-------- SUPPLIED DATA --------

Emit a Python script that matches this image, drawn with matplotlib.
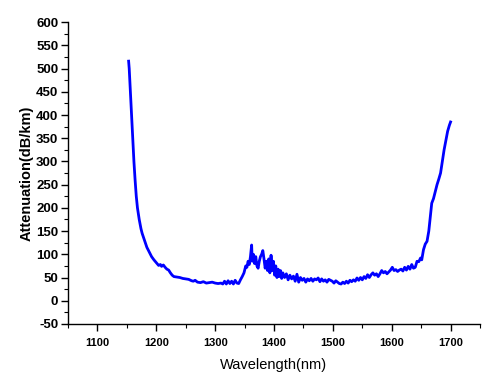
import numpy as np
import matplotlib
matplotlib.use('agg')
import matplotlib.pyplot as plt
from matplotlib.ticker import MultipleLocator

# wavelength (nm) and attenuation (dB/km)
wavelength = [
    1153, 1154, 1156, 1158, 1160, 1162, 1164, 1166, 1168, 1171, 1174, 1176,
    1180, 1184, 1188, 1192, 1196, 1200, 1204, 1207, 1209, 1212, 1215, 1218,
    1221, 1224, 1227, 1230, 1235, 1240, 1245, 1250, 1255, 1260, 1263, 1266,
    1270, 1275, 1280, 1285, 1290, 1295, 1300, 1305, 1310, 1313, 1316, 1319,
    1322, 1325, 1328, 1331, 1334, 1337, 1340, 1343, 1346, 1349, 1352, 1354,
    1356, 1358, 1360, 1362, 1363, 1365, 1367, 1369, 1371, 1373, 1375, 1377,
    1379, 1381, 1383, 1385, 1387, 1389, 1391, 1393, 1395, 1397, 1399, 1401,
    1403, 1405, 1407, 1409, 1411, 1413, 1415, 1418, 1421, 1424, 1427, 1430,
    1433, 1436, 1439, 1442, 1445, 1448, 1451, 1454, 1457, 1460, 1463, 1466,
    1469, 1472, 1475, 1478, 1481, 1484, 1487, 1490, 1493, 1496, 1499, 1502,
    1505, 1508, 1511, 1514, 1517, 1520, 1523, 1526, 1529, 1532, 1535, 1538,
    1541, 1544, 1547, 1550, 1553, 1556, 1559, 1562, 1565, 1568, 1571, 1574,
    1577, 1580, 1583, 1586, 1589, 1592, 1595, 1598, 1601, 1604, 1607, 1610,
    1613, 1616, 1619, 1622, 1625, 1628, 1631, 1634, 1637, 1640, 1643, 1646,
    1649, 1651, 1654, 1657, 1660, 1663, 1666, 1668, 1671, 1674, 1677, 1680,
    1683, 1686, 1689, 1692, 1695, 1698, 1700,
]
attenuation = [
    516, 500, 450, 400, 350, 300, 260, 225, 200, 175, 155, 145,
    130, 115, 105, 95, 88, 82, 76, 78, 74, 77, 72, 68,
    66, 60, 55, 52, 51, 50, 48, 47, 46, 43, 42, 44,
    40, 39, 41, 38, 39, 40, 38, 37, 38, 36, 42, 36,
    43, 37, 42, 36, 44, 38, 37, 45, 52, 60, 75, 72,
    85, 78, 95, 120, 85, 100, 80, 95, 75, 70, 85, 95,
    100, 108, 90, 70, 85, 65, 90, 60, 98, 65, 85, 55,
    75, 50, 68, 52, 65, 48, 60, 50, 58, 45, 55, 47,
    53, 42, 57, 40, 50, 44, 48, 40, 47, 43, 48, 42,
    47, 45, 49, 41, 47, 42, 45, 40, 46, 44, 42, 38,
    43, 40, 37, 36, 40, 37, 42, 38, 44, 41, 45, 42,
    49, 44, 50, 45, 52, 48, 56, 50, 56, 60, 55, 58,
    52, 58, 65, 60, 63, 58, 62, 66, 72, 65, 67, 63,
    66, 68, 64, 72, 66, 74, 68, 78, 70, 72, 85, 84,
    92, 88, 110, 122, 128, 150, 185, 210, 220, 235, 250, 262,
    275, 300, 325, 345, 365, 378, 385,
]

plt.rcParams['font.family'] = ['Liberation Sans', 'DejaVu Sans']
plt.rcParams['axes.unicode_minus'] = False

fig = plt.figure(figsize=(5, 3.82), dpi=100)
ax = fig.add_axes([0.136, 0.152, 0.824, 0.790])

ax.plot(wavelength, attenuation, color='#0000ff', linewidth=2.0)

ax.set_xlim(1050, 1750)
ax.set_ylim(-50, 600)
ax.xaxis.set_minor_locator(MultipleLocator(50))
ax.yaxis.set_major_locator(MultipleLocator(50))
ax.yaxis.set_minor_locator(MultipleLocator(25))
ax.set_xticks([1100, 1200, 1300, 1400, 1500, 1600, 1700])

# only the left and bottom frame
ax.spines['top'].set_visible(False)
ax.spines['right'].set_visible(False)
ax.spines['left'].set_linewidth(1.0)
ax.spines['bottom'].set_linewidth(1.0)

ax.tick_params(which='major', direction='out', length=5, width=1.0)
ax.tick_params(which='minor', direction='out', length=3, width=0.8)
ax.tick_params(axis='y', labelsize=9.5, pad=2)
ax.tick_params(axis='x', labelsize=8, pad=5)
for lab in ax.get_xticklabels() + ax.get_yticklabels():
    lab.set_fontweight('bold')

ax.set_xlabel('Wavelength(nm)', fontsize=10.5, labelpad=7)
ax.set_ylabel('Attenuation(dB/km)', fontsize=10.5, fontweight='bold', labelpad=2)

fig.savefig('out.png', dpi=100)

--------

■ EXERCISE DIRECTIONS ■
Write out exactly the lines between the start of the data and the line with "from matplotlib.ticker import MultipleLocator", including both, but none of the pictures.

■ RESPONSE ■
Emit a Python script that matches this image, drawn with matplotlib.
import numpy as np
import matplotlib
matplotlib.use('agg')
import matplotlib.pyplot as plt
from matplotlib.ticker import MultipleLocator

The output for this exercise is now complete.